To generalize for polytomous cases (more than 2 response levels), Partition creates an ROC curve for each response level versus the other levels. If there are only two levels, one is the diagonal reflection of the other, representing the different curves based on which is regarded as the “positive” response level.
ROC curves are nothing more than a curve of the sorting efficiency of the model. The model rank-orders the fitted probabilities for a given Y-value. Starting at the lower left corner, the curve is drawn up when the row comes from that category and to the right when the Y is another category.
In the following picture, the Y axis shows the number of Ys where Y=1, and the X axis shows the number of Ys where Y=0.
If the model perfectly rank-orders the response values, then the sorted data has all the targeted values first, followed by all the other values.
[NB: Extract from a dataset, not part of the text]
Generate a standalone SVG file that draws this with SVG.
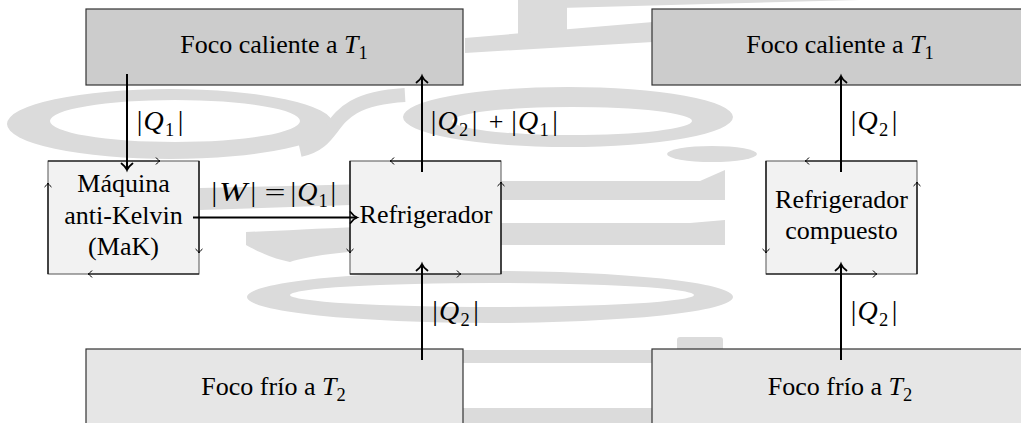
<svg xmlns="http://www.w3.org/2000/svg" width="1021" height="423" viewBox="0 0 1021 423">
<style>
  text { font-family: 'Liberation Serif', 'DejaVu Serif', serif; font-size: 26px; fill: #000; }
  .i { font-style: italic; }
  .m { font-size: 28px; }
  .sub { font-size: 18.5px; }
  .hot { fill: #cccccc; stroke: #333; stroke-width: 1.2; }
  .cold { fill: #e6e6e6; stroke: #333; stroke-width: 1.2; }
  .proc { fill: #f2f2f2; stroke: #555; stroke-width: 1; }
  .cyc { fill: none; stroke: #000; stroke-width: 1.2; marker-end: url(#tick); }
  .flow { fill: none; stroke: #000; stroke-width: 2; marker-end: url(#ah); }
  .wm { fill: #dbdbdb; stroke: none; }
</style>
<defs>
  <marker id="ah" markerUnits="userSpaceOnUse" viewBox="-8 -7 10 14" refX="0" refY="0" markerWidth="10" markerHeight="14" orient="auto" overflow="visible">
    <path d="M-6.5,-5.5 C-4,-2.2 -1.6,-0.6 0,0 C-1.6,0.6 -4,2.2 -6.5,5.5" fill="none" stroke="#000" stroke-width="1.8" stroke-linecap="round"/>
  </marker>
  <marker id="tick" markerUnits="userSpaceOnUse" viewBox="-5 -4 6 8" refX="0" refY="0" markerWidth="6" markerHeight="8" orient="auto" overflow="visible">
    <path d="M-3.8,-3.2 C-2.2,-1.3 -0.9,-0.3 0,0 C-0.9,0.3 -2.2,1.3 -3.8,3.2" fill="none" stroke="#000" stroke-width="1" stroke-linecap="round"/>
  </marker>
</defs>

<g id="watermark">
  <rect class="wm" x="518" y="0" width="49" height="45"/>
  <polygon class="wm" points="465,38 653,22 653,42 465,53"/>
  <polygon class="wm" points="560,0 860,0 560,8"/>
  <path class="wm" fill-rule="evenodd" d="M7,124 A163,35 0 1 0 333,124 A163,35 0 1 0 7,124 Z M50,121 A125,21 0 1 1 300,121 A125,21 0 1 1 50,121 Z"/>
  <path d="M300,150 C345,140 320,100 405,95" fill="none" stroke="#dbdbdb" stroke-width="14"/>
  <path class="wm" fill-rule="evenodd" d="M403,117 A165,30 0 1 0 733,117 A165,30 0 1 0 403,117 Z M452,121 A120,14 0 1 1 692,121 A120,14 0 1 1 452,121 Z"/>
  <ellipse class="wm" cx="712" cy="154" rx="45" ry="8"/>
  <path class="wm" d="M200,188 L500,181 H700 L725,170 V200 H500 L200,210 Z"/>
  <path class="wm" d="M246,232 C300,230 400,224 500,223 H690 L725,220 V245 H500 C400,246 320,252 290,262 C270,258 255,250 246,245 Z"/>
  <path class="wm" fill-rule="evenodd" d="M247,297 A243,26 0 1 0 733,297 A243,26 0 1 0 247,297 Z M290,295 A202,12 0 1 1 694,295 A202,12 0 1 1 290,295 Z"/>
  <rect class="wm" x="440" y="350" width="240" height="13"/>
  <rect class="wm" x="440" y="408" width="240" height="15"/>
  <rect class="wm" x="677" y="337" width="46" height="15" rx="3"/>
</g>

<g id="hot1">
  <rect class="hot" x="86" y="9" width="377" height="76"/>
  <text x="274" y="53" text-anchor="middle">Foco caliente a <tspan class="i">T</tspan><tspan class="sub" dy="6">1</tspan></text>
</g>
<g id="hot2">
  <rect class="hot" x="652" y="9" width="380" height="76"/>
  <text x="840" y="53" text-anchor="middle">Foco caliente a <tspan class="i">T</tspan><tspan class="sub" dy="6">1</tspan></text>
</g>
<g id="cold1">
  <rect class="cold" x="86" y="349" width="377" height="90"/>
  <text x="273.5" y="395" text-anchor="middle">Foco frío a <tspan class="i">T</tspan><tspan class="sub" dy="6">2</tspan></text>
</g>
<g id="cold2">
  <rect class="cold" x="652" y="349" width="380" height="90"/>
  <text x="840" y="395" text-anchor="middle">Foco frío a <tspan class="i">T</tspan><tspan class="sub" dy="6">2</tspan></text>
</g>

<g id="mak">
  <rect class="proc" x="48" y="161" width="151" height="113"/>
  <path class="cyc" d="M48,161 H160"/>
  <path class="cyc" d="M199,161 V253"/>
  <path class="cyc" d="M199,274 H88"/>
  <path class="cyc" d="M48,274 V183"/>
  <text x="123.5" y="192" text-anchor="middle">Máquina</text>
  <text x="123.5" y="223.5" text-anchor="middle">anti-Kelvin</text>
  <text x="123.5" y="255" text-anchor="middle">(MaK)</text>
</g>
<g id="refrig">
  <rect class="proc" x="350" y="161" width="151" height="113"/>
  <path class="cyc" d="M501,161 H390"/>
  <path class="cyc" d="M350,161 V253"/>
  <path class="cyc" d="M350,274 H461"/>
  <path class="cyc" d="M501,274 V182"/>
  <text x="426" y="223" text-anchor="middle">Refrigerador</text>
</g>
<g id="refrig2">
  <rect class="proc" x="766" y="161" width="151" height="113"/>
  <path class="cyc" d="M917,161 H805"/>
  <path class="cyc" d="M766,161 V253"/>
  <path class="cyc" d="M766,274 H877"/>
  <path class="cyc" d="M917,274 V182"/>
  <text x="841.5" y="207.5" text-anchor="middle">Refrigerador</text>
  <text x="841.5" y="238.5" text-anchor="middle">compuesto</text>
</g>

<g id="connectors">
  <path class="flow" d="M127,74 V170"/>
  <path class="flow" d="M422,172 V76"/>
  <path class="flow" d="M193,217.5 H357"/>
  <path class="flow" d="M422,360 V264"/>
  <path class="flow" d="M841,172 V76"/>
  <path class="flow" d="M841,360 V264"/>

  <text class="m" y="129.5"><tspan x="136.7">|</tspan><tspan class="i" x="143.5">Q</tspan><tspan class="sub" x="165" dy="6">1</tspan><tspan x="177.7" dy="-6">|</tspan></text>

  <text class="m" y="129.5"><tspan x="430.7">|</tspan><tspan class="i" x="437.5">Q</tspan><tspan class="sub" x="459" dy="6">2</tspan><tspan x="471.7" dy="-6">|</tspan></text>
  <text x="496" y="129.5" text-anchor="middle">+</text>
  <text class="m" y="129.5"><tspan x="511.2">|</tspan><tspan class="i" x="518">Q</tspan><tspan class="sub" x="539.5" dy="6">1</tspan><tspan x="552.2" dy="-6">|</tspan></text>

  <text class="m" y="129.5"><tspan x="850.7">|</tspan><tspan class="i" x="857.5">Q</tspan><tspan class="sub" x="879" dy="6">2</tspan><tspan x="891.7" dy="-6">|</tspan></text>

  <text class="m" y="319.5"><tspan x="432.2">|</tspan><tspan class="i" x="439">Q</tspan><tspan class="sub" x="460.5" dy="6">2</tspan><tspan x="473.2" dy="-6">|</tspan></text>
  <text class="m" y="319.5"><tspan x="850.7">|</tspan><tspan class="i" x="857.5">Q</tspan><tspan class="sub" x="879" dy="6">2</tspan><tspan x="891.7" dy="-6">|</tspan></text>

  <text class="m" x="211.5" y="201">|</text>
  <text class="m i" x="219" y="201" textLength="28" lengthAdjust="spacingAndGlyphs">W</text>
  <text class="m" x="250.5" y="201">|</text>
  <text x="264.5" y="201" textLength="21" lengthAdjust="spacingAndGlyphs">=</text>
  <text class="m" y="201"><tspan x="290.5">|</tspan><tspan class="i" x="297.3">Q</tspan><tspan class="sub" x="318.5" dy="6">1</tspan><tspan x="330.5" dy="-6">|</tspan></text>
</g>
</svg>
The curve moves all the way to the top before it moves at all to the right.
If the model does not predict well, it wanders more or less diagonally from the bottom left to top right.
In practice, the curve lifts off the diagonal. The area under the curve is the indicator of the goodness of fit, with 1 being a perfect fit.
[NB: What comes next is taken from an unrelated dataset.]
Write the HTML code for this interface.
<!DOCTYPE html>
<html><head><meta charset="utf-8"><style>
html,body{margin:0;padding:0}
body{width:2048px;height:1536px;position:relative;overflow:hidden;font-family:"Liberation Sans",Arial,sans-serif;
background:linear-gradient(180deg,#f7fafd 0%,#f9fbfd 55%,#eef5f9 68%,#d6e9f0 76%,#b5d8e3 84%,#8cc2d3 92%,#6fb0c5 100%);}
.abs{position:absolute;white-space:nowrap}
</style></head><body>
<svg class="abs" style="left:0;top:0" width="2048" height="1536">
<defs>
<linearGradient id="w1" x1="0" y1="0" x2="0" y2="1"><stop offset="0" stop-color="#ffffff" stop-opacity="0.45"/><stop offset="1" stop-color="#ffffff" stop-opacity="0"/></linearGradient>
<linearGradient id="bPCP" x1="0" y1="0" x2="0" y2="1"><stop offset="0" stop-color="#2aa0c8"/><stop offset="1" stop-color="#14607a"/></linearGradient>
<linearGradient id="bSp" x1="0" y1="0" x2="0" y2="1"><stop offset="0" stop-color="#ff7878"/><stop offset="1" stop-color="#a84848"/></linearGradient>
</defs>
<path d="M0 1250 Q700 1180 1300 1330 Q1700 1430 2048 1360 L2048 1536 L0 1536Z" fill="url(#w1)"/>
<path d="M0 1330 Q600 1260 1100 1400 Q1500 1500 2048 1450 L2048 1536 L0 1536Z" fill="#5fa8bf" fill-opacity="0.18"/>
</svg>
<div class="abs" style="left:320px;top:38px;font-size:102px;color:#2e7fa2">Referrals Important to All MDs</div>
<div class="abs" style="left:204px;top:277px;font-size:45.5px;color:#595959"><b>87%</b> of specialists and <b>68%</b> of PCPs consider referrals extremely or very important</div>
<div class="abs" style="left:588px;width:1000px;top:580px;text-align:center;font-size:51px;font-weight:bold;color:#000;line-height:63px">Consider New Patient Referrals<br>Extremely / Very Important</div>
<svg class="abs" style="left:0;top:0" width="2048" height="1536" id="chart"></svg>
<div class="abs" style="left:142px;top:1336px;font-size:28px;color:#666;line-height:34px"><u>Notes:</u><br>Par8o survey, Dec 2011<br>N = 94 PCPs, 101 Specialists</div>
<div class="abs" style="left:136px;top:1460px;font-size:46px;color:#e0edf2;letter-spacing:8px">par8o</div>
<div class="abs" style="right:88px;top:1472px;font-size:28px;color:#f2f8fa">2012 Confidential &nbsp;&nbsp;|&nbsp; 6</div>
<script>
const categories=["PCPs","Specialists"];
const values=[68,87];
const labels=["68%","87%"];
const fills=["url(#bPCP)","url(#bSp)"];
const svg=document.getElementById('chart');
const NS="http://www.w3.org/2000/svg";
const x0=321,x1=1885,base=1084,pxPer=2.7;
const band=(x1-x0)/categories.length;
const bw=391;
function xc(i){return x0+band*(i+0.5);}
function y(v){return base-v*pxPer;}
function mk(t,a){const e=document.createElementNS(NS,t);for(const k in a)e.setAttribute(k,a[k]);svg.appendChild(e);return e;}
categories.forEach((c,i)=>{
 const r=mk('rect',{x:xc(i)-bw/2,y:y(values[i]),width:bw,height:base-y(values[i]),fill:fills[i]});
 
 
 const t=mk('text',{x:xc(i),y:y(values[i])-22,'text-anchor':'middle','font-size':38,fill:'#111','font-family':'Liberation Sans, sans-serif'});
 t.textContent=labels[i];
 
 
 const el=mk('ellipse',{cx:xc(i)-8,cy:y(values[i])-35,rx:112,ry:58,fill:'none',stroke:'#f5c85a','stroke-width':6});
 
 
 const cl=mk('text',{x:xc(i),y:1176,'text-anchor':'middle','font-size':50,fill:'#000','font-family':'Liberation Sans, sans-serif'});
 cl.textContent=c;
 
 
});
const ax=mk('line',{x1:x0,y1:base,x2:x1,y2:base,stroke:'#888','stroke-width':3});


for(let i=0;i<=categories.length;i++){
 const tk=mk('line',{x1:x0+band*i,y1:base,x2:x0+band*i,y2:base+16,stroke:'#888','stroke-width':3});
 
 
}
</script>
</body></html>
If a partition contains a section that is all or almost all one response level, then the curve lifts almost vertically at the left for a while. This means that a sample is almost completely sensitive to detecting that level. If a partition contains none or almost none of a response level, the curve at the top crosses almost horizontally for a while. This means that there is a sample that is almost completely specific to not having that response level.
Because partitions contain clumps of rows with the same (that is tied) predicted rates, the curve actually goes slanted, rather than purely up or down.
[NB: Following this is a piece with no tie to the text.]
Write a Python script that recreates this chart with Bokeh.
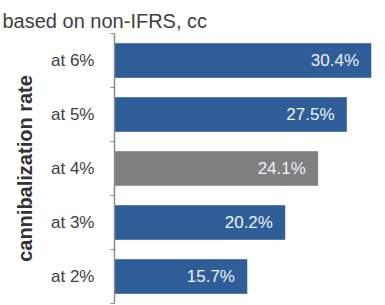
from bokeh.plotting import figure
from bokeh.models import ColumnDataSource, FixedTicker, Range1d
from bokeh.core.properties import value
from bokeh.embed import file_html
from bokeh.resources import INLINE

# Data
categories = ["at 2%", "at 3%", "at 4%", "at 5%", "at 6%"]
rates = [15.7, 20.2, 24.1, 27.5, 30.4]
base_case = "at 4%"

BLUE = "#2E5D97"
GREY = "#808080"
FONT = "Liberation Sans"

ypos = [i + 0.5 for i in range(len(categories))]
colors = [GREY if c == base_case else BLUE for c in categories]
labels = [f"{v:.1f}%" for v in rates]

src = ColumnDataSource(dict(y=ypos, v=rates, color=colors, label=labels, cat=categories))

p = figure(width=385, height=305, output_backend="svg", toolbar_location=None,
           x_range=Range1d(0, 32), y_range=Range1d(0, len(categories)),
           min_border_left=114, min_border_right=1, min_border_top=33, min_border_bottom=2)
p.outline_line_color = None
p.grid.visible = False
p.background_fill_color = "white"
p.border_fill_color = "white"

p.title.text = "based on non-IFRS, cc"
p.title.align = "left"
p.title.vertical_align = "top"
p.title.offset = -112
p.title.standoff = 0
p.title.text_font = FONT
p.title.text_font_size = "20px"
p.title.text_font_style = "normal"
p.title.text_color = "#404040"

p.hbar(y="y", left=0, right="v", height=0.63, fill_color="color",
       line_color="color", line_alpha=0.6, source=src)

p.text(x="v", y="y", text="label", source=src, x_offset=-12,
       text_align="right", text_baseline="middle", text_color="#EEF2F7",
       text_font_size="17px", text_font=value(FONT))

# x axis hidden; y axis shows category names with ticks between bars
p.xaxis.visible = False
ya = p.yaxis[0]
ya.ticker = FixedTicker(ticks=ypos, minor_ticks=list(range(len(categories) + 1)))
ya.major_label_overrides = {y: c for y, c in zip(ypos, categories)}
ya.major_tick_out = 0
ya.major_tick_in = 0
ya.minor_tick_out = 4
ya.minor_tick_in = 0
ya.minor_tick_line_color = "#8C8C8C"
ya.axis_line_color = "#8C8C8C"
ya.axis_line_width = 1.5
ya.major_label_standoff = 16
ya.major_label_text_font = FONT
ya.major_label_text_font_size = "17px"
ya.major_label_text_color = "#404040"
ya.axis_label = "cannibalization rate"
ya.axis_label_standoff = 12
ya.axis_label_text_font = FONT
ya.axis_label_text_font_size = "20px"
ya.axis_label_text_font_style = "bold"
ya.axis_label_text_color = "#333333"

open("out.html", "w").write(file_html(p, INLINE))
For polytomous cases, you get to see which response categories lift off the diagonal the most. In the CarPoll example above, the European cars are being identified much less than the other two categories. The American's start out with the most sensitive response (Size(Large)) and the Japanese with the most negative specific (Size(Large)'s small share for Japanese).
A lift curve shows the same information as an ROC curve, but in a way to dramatize the richness of the ordering at the beginning. The Y-axis shows the ratio of how rich that portion of the population is in the chosen response level compared to the rate of that response level as a whole. For example, the top-rated 10% of fitted probabilities might have a 25% richness of the chosen response compared with 5% richness over the whole population. Then the lift curve goes through the X-coordinate of 0.10 at a Y-coordinate of 25% / 5%, or 5. All lift curves reach (1,1) at the right, as the population as a whole has the general response rate.
When the response rate for a category is very low anyway (for example, a direct mail response rate), the lift curve explains things with more detail than the ROC curve.